Leaving Time Page 93

“It is if you can go back in time.”

“What?”

He rolled his eyes. “I’m not building a TARDIS, a time machine,” Thomas said. “That would be insane.”

“Insane,” I repeated, the word breaking on the jetty of a sob.

“It’s not literal bending of the fourth dimension. But you can alter perception for an individual, so that time is effectively reversed. You take them back to the stress, through an altered consciousness, and have them reexperience the emotional trauma long enough for the drug to do its job. And here’s the part that’s a surprise for you. Maura, she’s going to be the subject.”

At the sound of the elephant’s name, my gaze snapped to his. “You aren’t touching Maura.”

“Not even if I can fix her? If I can make her forget her calf’s death?”

I shook my head. “It doesn’t work that way, Thomas—”

“But what if it did? What if there were implications for humans? Imagine the work that could be done with veterans who suffer from PTSD. Imagine if the sanctuary cemented its name as a critical research facility. We could get seed money from the Center for Neural Science at NYU. And if they agree to partner with me, the media attention could bring in investors to offset the loss of revenue the calf had been projected to bring in. I could win a Nobel.”

I swallowed. “What makes you think you can regress a mind?”

“I was told I could.”

“By whom?”

He reached into his back pocket and took out a piece of paper with the letterhead of the sanctuary at the top. Written on it was a phone number I recognized. I had called it last week, when my credit card was declined at Gordon’s.

Welcome to Citibank MasterCard.

Beneath the customer service hotline number was a list of anagrams for the words Account Balance:

Cabal cannot cue; banal ceca count, accentual bacon, cabala once cunt, canal beacon cut, cab unclean coat, lacuna ant bocce, nebula coca cant, a cab nuance clot, a cab cannot clue, a cable can count, a conceal can but, cabal can’t cue on, anal acne cub cot, ban ocean lac cut, cabal act once nu, actual can be con.

The last words were circled so deeply that the paper had begun to disintegrate. “You see? It’s in code. Actual can be con.” Thomas’s eyes burned into mine as if he were explaining the meaning of life. “What you see is not what you believe.”

I stepped toward him, until we were standing only inches apart. “Thomas,” I whispered, holding my palm up to his cheek. “Baby. You’re sick.”

He grasped my hand, a lifeline. Until then I hadn’t realized how hard I was trembling. “Damn right I’m sick,” he muttered, squeezing so hard that I twisted in pain. “I’m sick of you doubting me.” He leaned so close that I could see the ring of orange around his pupils, and the pulse in his temple. “I am doing this for you,” he said, biting off each word, spitting them in my face.

“I’m doing this for you, too,” I cried, and I ran out of the airless room and down the spiral stairs.


Dartmouth College was sixty-five miles south. They had a state-of the-art hospital there. And it happened to have the closest inpatient psychiatric facility to Boone.
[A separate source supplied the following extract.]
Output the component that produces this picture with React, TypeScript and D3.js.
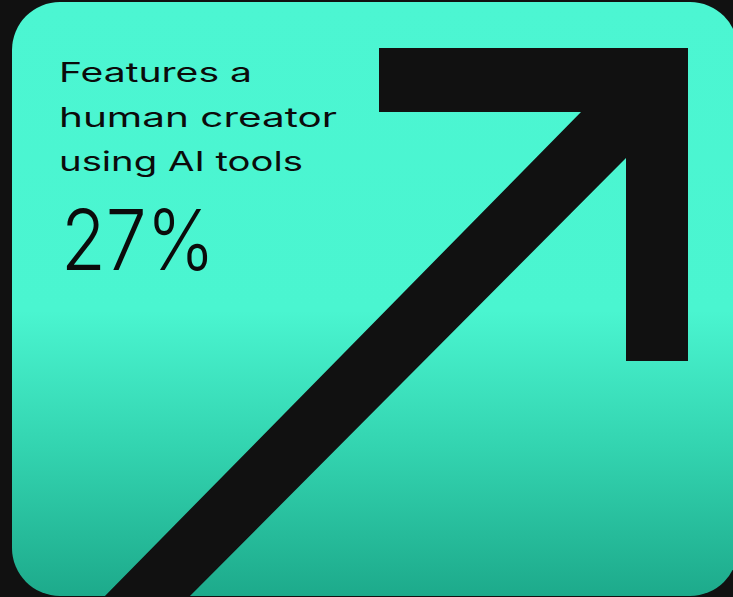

I don’t know what made the psychiatrist agree to see me, considering I did not have an appointment and there was a waiting room full of people with equally pressing issues. All I could think, as I clutched Jenna against me and sat across from Dr. Thibodeau, was that the receptionist must have taken one look at me and thought I was feeding her a line. Husband, my ass, she probably thought, staring at my wrinkled uniform, my unwashed hair, my crying baby. She’s the one who’s in crisis.

I had spent a half hour telling the doctor what I knew of Thomas’s history, and what I had seen last night. “I think the pressure’s broken him,” I said. Out loud, the words swelled like garish balloons. They took up all the space in the room.

“It’s possible that what you’re describing are symptoms of mania,” the doctor said. “It’s part of bipolar illness—which we used to call manic-depressive disorder.” He smiled at me. “Being bipolar is like being forced to take LSD. It means your sensations and emotions and creativity are at their peak, but also that the highs are higher and the lows are lower. You know what they say—if a manic does something bizarre and it turns out to be right, he’s brilliant. If it turns out to be wrong, he’s crazy.” Dr. Thibodeau smiled at Jenna, who was gumming one of his paperweights. “The good news is, if that’s what’s actually going on with your husband, it’s treatable. The medications we put people on to control these mood swings bring them back to center. When Thomas realizes that he’s living not a reality but just a manic episode, he’s going to swing in the other direction and get very depressed, because he isn’t the man he thought he was.”

That makes two of us, I thought.

“Has your husband harmed you?”

I thought of the moment he grabbed my hand, how I heard the crunch of bones and cried out. “No,” I said. I had betrayed Thomas enough; I would not do this, too.

“Do you think he might?”

I stared down at Jenna. “I don’t know.”

“He needs to be evaluated by a psychiatrist. If it is bipolar disorder, he may need time in the hospital to be stabilized.”